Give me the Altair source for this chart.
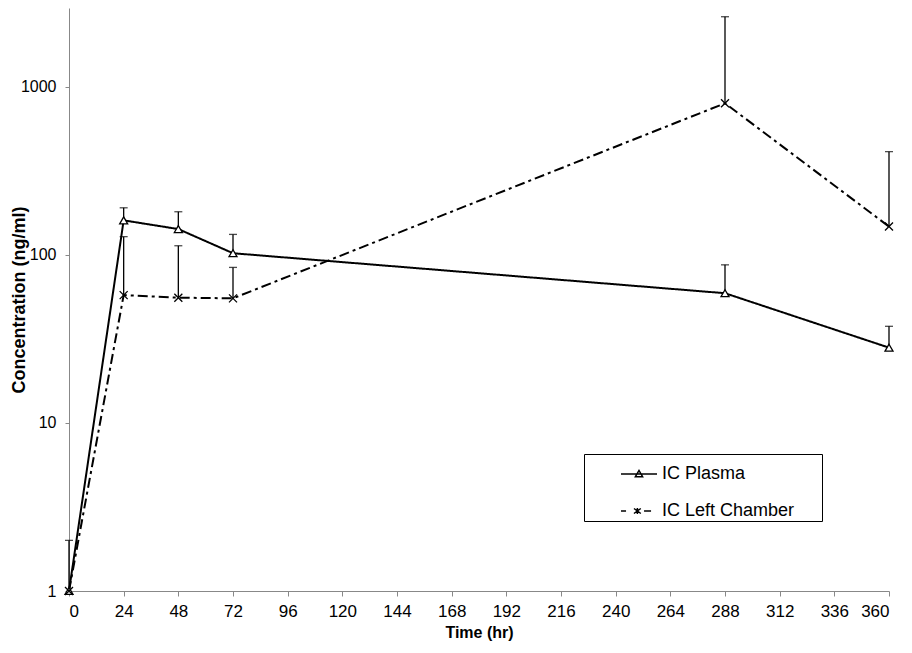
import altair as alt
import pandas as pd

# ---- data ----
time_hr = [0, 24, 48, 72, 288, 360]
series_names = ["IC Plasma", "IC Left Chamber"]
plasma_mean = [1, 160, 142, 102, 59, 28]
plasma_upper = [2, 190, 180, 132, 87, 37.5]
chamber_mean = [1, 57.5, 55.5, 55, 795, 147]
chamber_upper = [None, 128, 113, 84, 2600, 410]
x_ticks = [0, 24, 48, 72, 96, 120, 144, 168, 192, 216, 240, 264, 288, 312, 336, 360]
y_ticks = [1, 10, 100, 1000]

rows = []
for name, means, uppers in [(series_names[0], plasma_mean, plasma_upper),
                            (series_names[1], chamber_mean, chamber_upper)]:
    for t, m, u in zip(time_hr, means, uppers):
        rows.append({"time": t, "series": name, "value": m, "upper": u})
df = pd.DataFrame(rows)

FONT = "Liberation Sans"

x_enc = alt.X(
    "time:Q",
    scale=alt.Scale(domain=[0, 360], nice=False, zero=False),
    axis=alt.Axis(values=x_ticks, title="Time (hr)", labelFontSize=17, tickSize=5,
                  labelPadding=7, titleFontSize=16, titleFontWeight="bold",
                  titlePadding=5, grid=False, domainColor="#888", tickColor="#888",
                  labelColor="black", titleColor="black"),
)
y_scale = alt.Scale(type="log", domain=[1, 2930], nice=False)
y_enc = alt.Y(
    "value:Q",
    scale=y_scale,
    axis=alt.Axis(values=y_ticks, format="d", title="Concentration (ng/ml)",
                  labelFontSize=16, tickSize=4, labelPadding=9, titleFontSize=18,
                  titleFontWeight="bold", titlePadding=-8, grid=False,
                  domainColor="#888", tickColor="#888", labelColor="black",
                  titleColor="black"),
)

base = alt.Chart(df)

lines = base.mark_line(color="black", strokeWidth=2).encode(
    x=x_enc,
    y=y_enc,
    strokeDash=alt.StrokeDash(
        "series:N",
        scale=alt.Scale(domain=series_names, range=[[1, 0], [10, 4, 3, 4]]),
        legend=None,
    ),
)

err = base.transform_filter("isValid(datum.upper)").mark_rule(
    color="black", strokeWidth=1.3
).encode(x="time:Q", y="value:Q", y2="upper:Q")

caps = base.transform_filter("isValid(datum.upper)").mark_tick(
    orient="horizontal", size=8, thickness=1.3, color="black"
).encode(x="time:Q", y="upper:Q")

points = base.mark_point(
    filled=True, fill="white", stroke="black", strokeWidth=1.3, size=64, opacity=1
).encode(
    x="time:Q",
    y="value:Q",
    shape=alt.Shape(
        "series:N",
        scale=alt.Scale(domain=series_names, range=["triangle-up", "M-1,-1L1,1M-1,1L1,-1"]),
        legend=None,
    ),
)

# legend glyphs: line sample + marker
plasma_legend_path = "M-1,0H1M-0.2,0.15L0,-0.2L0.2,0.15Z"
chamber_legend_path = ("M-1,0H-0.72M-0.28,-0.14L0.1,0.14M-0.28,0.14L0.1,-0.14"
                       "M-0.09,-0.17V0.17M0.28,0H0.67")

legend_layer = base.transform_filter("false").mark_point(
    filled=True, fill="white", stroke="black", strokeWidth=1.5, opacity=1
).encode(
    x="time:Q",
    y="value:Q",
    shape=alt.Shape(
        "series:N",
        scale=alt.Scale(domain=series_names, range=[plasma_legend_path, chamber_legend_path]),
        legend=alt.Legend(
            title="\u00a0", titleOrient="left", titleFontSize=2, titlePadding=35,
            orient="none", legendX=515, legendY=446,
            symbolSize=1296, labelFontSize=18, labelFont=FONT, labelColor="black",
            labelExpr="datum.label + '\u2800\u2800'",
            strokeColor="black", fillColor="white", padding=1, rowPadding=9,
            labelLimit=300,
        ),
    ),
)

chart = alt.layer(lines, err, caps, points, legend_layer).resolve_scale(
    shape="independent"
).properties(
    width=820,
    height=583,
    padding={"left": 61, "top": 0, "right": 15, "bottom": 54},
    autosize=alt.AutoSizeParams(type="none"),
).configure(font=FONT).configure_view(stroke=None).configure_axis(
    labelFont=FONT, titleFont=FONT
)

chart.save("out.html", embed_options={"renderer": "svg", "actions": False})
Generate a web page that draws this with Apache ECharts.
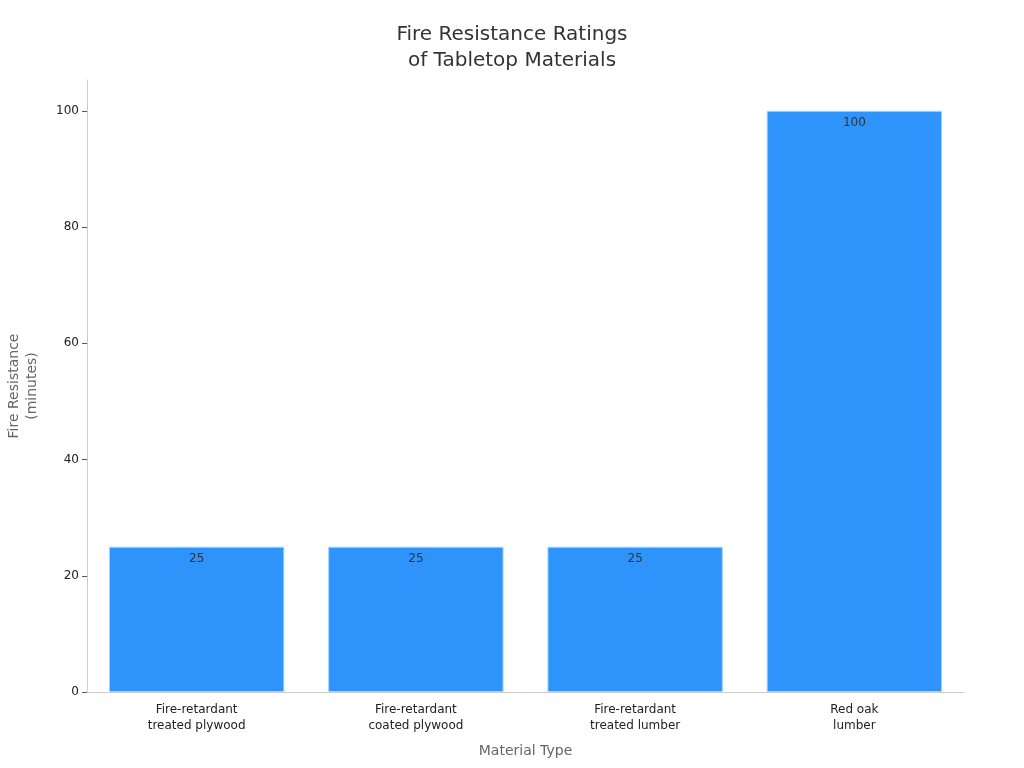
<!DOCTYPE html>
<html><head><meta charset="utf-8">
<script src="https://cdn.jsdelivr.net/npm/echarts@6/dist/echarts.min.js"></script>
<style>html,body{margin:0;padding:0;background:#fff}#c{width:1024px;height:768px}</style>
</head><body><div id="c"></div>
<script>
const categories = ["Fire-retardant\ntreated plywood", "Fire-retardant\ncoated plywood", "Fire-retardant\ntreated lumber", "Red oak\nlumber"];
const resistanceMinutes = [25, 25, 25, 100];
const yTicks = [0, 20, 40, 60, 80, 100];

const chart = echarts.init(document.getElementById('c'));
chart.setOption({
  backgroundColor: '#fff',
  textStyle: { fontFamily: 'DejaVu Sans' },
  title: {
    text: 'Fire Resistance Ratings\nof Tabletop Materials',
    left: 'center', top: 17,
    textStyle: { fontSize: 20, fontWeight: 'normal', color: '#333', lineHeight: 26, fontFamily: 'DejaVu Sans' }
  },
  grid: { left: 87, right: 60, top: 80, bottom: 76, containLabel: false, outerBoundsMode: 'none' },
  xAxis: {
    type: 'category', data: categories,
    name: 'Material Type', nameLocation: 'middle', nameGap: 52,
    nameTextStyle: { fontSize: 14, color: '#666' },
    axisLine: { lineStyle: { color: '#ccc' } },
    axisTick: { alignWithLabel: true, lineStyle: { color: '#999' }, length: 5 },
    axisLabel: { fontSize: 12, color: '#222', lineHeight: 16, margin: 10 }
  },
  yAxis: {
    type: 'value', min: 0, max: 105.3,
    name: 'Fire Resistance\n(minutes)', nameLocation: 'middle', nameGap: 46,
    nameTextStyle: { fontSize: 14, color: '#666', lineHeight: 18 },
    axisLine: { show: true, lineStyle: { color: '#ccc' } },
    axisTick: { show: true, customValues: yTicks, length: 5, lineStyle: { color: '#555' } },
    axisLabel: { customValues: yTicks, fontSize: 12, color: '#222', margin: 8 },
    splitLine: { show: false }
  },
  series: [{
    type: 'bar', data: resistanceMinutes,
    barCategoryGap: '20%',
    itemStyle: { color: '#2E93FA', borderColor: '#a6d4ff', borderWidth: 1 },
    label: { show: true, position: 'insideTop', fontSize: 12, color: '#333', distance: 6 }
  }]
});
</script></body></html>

------------------------------------

Skip the pictures, then retype every line above exactly.

Give me the Altair source for this chart.
import altair as alt
import pandas as pd

# ---- data ----
time_hr = [0, 24, 48, 72, 288, 360]
series_names = ["IC Plasma", "IC Left Chamber"]
plasma_mean = [1, 160, 142, 102, 59, 28]
plasma_upper = [2, 190, 180, 132, 87, 37.5]
chamber_mean = [1, 57.5, 55.5, 55, 795, 147]
chamber_upper = [None, 128, 113, 84, 2600, 410]
x_ticks = [0, 24, 48, 72, 96, 120, 144, 168, 192, 216, 240, 264, 288, 312, 336, 360]
y_ticks = [1, 10, 100, 1000]

rows = []
for name, means, uppers in [(series_names[0], plasma_mean, plasma_upper),
                            (series_names[1], chamber_mean, chamber_upper)]:
    for t, m, u in zip(time_hr, means, uppers):
        rows.append({"time": t, "series": name, "value": m, "upper": u})
df = pd.DataFrame(rows)

FONT = "Liberation Sans"

x_enc = alt.X(
    "time:Q",
    scale=alt.Scale(domain=[0, 360], nice=False, zero=False),
    axis=alt.Axis(values=x_ticks, title="Time (hr)", labelFontSize=17, tickSize=5,
                  labelPadding=7, titleFontSize=16, titleFontWeight="bold",
                  titlePadding=5, grid=False, domainColor="#888", tickColor="#888",
                  labelColor="black", titleColor="black"),
)
y_scale = alt.Scale(type="log", domain=[1, 2930], nice=False)
y_enc = alt.Y(
    "value:Q",
    scale=y_scale,
    axis=alt.Axis(values=y_ticks, format="d", title="Concentration (ng/ml)",
                  labelFontSize=16, tickSize=4, labelPadding=9, titleFontSize=18,
                  titleFontWeight="bold", titlePadding=-8, grid=False,
                  domainColor="#888", tickColor="#888", labelColor="black",
                  titleColor="black"),
)

base = alt.Chart(df)

lines = base.mark_line(color="black", strokeWidth=2).encode(
    x=x_enc,
    y=y_enc,
    strokeDash=alt.StrokeDash(
        "series:N",
        scale=alt.Scale(domain=series_names, range=[[1, 0], [10, 4, 3, 4]]),
        legend=None,
    ),
)

err = base.transform_filter("isValid(datum.upper)").mark_rule(
    color="black", strokeWidth=1.3
).encode(x="time:Q", y="value:Q", y2="upper:Q")

caps = base.transform_filter("isValid(datum.upper)").mark_tick(
    orient="horizontal", size=8, thickness=1.3, color="black"
).encode(x="time:Q", y="upper:Q")

points = base.mark_point(
    filled=True, fill="white", stroke="black", strokeWidth=1.3, size=64, opacity=1
).encode(
    x="time:Q",
    y="value:Q",
    shape=alt.Shape(
        "series:N",
        scale=alt.Scale(domain=series_names, range=["triangle-up", "M-1,-1L1,1M-1,1L1,-1"]),
        legend=None,
    ),
)

# legend glyphs: line sample + marker
plasma_legend_path = "M-1,0H1M-0.2,0.15L0,-0.2L0.2,0.15Z"
chamber_legend_path = ("M-1,0H-0.72M-0.28,-0.14L0.1,0.14M-0.28,0.14L0.1,-0.14"
                       "M-0.09,-0.17V0.17M0.28,0H0.67")

legend_layer = base.transform_filter("false").mark_point(
    filled=True, fill="white", stroke="black", strokeWidth=1.5, opacity=1
).encode(
    x="time:Q",
    y="value:Q",
    shape=alt.Shape(
        "series:N",
        scale=alt.Scale(domain=series_names, range=[plasma_legend_path, chamber_legend_path]),
        legend=alt.Legend(
            title="\u00a0", titleOrient="left", titleFontSize=2, titlePadding=35,
            orient="none", legendX=515, legendY=446,
            symbolSize=1296, labelFontSize=18, labelFont=FONT, labelColor="black",
            labelExpr="datum.label + '\u2800\u2800'",
            strokeColor="black", fillColor="white", padding=1, rowPadding=9,
            labelLimit=300,
        ),
    ),
)

chart = alt.layer(lines, err, caps, points, legend_layer).resolve_scale(
    shape="independent"
).properties(
    width=820,
    height=583,
    padding={"left": 61, "top": 0, "right": 15, "bottom": 54},
    autosize=alt.AutoSizeParams(type="none"),
).configure(font=FONT).configure_view(stroke=None).configure_axis(
    labelFont=FONT, titleFont=FONT
)

chart.save("out.html", embed_options={"renderer": "svg", "actions": False})
Generate a web page that draws this with Apache ECharts.
<!DOCTYPE html>
<html><head><meta charset="utf-8">
<script src="https://cdn.jsdelivr.net/npm/echarts@6/dist/echarts.min.js"></script>
<style>html,body{margin:0;padding:0;background:#fff}#c{width:1024px;height:768px}</style>
</head><body><div id="c"></div>
<script>
const categories = ["Fire-retardant\ntreated plywood", "Fire-retardant\ncoated plywood", "Fire-retardant\ntreated lumber", "Red oak\nlumber"];
const resistanceMinutes = [25, 25, 25, 100];
const yTicks = [0, 20, 40, 60, 80, 100];

const chart = echarts.init(document.getElementById('c'));
chart.setOption({
  backgroundColor: '#fff',
  textStyle: { fontFamily: 'DejaVu Sans' },
  title: {
    text: 'Fire Resistance Ratings\nof Tabletop Materials',
    left: 'center', top: 17,
    textStyle: { fontSize: 20, fontWeight: 'normal', color: '#333', lineHeight: 26, fontFamily: 'DejaVu Sans' }
  },
  grid: { left: 87, right: 60, top: 80, bottom: 76, containLabel: false, outerBoundsMode: 'none' },
  xAxis: {
    type: 'category', data: categories,
    name: 'Material Type', nameLocation: 'middle', nameGap: 52,
    nameTextStyle: { fontSize: 14, color: '#666' },
    axisLine: { lineStyle: { color: '#ccc' } },
    axisTick: { alignWithLabel: true, lineStyle: { color: '#999' }, length: 5 },
    axisLabel: { fontSize: 12, color: '#222', lineHeight: 16, margin: 10 }
  },
  yAxis: {
    type: 'value', min: 0, max: 105.3,
    name: 'Fire Resistance\n(minutes)', nameLocation: 'middle', nameGap: 46,
    nameTextStyle: { fontSize: 14, color: '#666', lineHeight: 18 },
    axisLine: { show: true, lineStyle: { color: '#ccc' } },
    axisTick: { show: true, customValues: yTicks, length: 5, lineStyle: { color: '#555' } },
    axisLabel: { customValues: yTicks, fontSize: 12, color: '#222', margin: 8 },
    splitLine: { show: false }
  },
  series: [{
    type: 'bar', data: resistanceMinutes,
    barCategoryGap: '20%',
    itemStyle: { color: '#2E93FA', borderColor: '#a6d4ff', borderWidth: 1 },
    label: { show: true, position: 'insideTop', fontSize: 12, color: '#333', distance: 6 }
  }]
});
</script></body></html>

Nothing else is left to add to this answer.